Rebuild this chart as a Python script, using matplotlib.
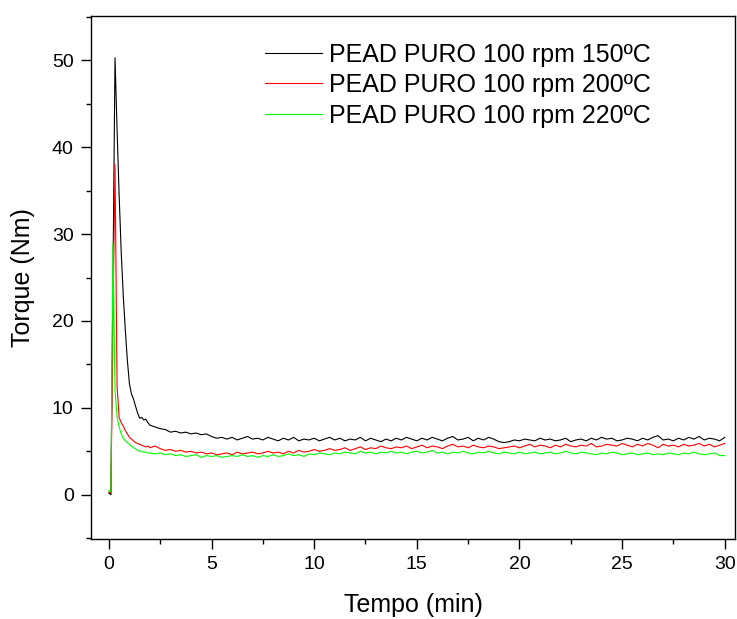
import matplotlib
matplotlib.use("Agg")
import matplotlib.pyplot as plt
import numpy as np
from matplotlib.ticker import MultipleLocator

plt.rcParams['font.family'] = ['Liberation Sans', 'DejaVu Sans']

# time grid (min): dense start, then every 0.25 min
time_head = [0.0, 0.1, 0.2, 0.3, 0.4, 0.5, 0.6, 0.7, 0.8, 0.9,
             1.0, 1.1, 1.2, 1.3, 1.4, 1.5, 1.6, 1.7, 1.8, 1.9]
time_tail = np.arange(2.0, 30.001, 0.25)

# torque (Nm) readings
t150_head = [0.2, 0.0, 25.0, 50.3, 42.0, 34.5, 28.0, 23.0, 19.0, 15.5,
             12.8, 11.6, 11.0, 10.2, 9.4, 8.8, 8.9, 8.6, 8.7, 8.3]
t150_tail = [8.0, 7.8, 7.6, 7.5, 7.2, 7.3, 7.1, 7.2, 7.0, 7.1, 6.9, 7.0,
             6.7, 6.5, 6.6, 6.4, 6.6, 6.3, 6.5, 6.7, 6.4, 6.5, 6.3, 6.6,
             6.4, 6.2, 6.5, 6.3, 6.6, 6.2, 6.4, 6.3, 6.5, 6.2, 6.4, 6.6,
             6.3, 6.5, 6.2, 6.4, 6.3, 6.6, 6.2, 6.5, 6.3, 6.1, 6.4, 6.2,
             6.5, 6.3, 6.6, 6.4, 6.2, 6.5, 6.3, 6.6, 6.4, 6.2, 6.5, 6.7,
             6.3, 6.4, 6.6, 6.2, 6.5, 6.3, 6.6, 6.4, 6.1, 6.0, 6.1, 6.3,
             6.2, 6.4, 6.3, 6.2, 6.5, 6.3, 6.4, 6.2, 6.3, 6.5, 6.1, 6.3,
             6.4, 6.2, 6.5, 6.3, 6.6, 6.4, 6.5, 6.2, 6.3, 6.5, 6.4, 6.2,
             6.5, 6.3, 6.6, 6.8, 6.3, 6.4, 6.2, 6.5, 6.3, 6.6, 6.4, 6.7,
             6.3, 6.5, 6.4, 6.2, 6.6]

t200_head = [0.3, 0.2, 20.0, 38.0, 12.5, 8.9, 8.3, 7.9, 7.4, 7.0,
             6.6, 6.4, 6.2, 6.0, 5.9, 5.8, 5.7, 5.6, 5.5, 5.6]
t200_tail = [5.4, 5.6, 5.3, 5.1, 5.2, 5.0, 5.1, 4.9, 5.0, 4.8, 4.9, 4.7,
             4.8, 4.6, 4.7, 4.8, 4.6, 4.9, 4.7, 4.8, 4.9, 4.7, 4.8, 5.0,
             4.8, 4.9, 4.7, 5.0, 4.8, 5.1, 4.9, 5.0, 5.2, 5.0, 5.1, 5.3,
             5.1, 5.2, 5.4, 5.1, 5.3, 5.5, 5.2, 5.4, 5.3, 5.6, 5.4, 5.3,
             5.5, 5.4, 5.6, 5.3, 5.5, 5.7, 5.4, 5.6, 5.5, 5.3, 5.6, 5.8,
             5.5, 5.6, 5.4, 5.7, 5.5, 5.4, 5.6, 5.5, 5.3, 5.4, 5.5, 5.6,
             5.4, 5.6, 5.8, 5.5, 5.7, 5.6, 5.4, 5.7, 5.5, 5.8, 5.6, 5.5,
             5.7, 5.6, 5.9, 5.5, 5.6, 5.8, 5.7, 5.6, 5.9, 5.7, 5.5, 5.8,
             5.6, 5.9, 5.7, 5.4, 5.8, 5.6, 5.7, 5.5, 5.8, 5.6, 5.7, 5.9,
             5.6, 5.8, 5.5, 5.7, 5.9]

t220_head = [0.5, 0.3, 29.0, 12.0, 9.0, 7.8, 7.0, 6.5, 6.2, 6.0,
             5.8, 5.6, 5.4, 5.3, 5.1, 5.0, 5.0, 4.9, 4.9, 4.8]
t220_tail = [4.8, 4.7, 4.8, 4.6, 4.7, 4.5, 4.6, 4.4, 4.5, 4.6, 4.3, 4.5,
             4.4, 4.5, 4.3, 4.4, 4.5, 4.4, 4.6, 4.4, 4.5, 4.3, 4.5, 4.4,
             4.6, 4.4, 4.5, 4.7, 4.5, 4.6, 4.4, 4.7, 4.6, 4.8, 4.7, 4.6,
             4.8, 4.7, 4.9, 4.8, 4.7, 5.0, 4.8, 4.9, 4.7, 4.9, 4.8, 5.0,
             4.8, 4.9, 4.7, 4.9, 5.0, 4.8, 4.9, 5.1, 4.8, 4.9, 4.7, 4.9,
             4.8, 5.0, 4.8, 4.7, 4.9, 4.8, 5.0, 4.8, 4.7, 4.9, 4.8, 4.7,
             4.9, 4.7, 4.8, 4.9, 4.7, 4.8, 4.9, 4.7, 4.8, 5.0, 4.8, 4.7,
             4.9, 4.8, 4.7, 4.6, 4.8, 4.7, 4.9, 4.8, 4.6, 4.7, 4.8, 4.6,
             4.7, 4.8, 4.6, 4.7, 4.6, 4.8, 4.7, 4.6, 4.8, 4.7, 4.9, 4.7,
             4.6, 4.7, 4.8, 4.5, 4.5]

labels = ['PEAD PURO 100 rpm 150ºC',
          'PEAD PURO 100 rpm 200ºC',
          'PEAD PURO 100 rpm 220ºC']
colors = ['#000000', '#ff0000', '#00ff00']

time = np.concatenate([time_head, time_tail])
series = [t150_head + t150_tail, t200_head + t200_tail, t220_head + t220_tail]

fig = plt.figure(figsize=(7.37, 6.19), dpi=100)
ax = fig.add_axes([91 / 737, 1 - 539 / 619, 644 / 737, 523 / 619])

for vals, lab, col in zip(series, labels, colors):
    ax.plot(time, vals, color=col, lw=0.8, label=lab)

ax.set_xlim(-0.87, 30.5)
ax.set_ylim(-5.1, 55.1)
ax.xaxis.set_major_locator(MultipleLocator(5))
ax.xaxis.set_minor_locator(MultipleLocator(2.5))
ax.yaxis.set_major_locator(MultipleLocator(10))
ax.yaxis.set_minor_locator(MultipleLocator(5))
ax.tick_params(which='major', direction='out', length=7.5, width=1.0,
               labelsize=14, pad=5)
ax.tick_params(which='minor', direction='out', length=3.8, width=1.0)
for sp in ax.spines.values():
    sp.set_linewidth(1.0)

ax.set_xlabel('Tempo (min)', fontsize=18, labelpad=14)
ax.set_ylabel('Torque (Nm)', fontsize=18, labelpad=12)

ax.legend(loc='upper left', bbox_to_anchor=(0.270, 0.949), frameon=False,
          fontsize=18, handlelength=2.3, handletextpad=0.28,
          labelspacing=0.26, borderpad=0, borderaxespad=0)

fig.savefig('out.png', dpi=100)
· · · · ·
*Written instruction:* With the pictures left out, restate word for word every line of the data above, from the first down to the line that contains "time_tail = np.arange(2.0, 30.001, 0.25)".

*Output below:*
Rebuild this chart as a Python script, using matplotlib.
import matplotlib
matplotlib.use("Agg")
import matplotlib.pyplot as plt
import numpy as np
from matplotlib.ticker import MultipleLocator

plt.rcParams['font.family'] = ['Liberation Sans', 'DejaVu Sans']

# time grid (min): dense start, then every 0.25 min
time_head = [0.0, 0.1, 0.2, 0.3, 0.4, 0.5, 0.6, 0.7, 0.8, 0.9,
             1.0, 1.1, 1.2, 1.3, 1.4, 1.5, 1.6, 1.7, 1.8, 1.9]
time_tail = np.arange(2.0, 30.001, 0.25)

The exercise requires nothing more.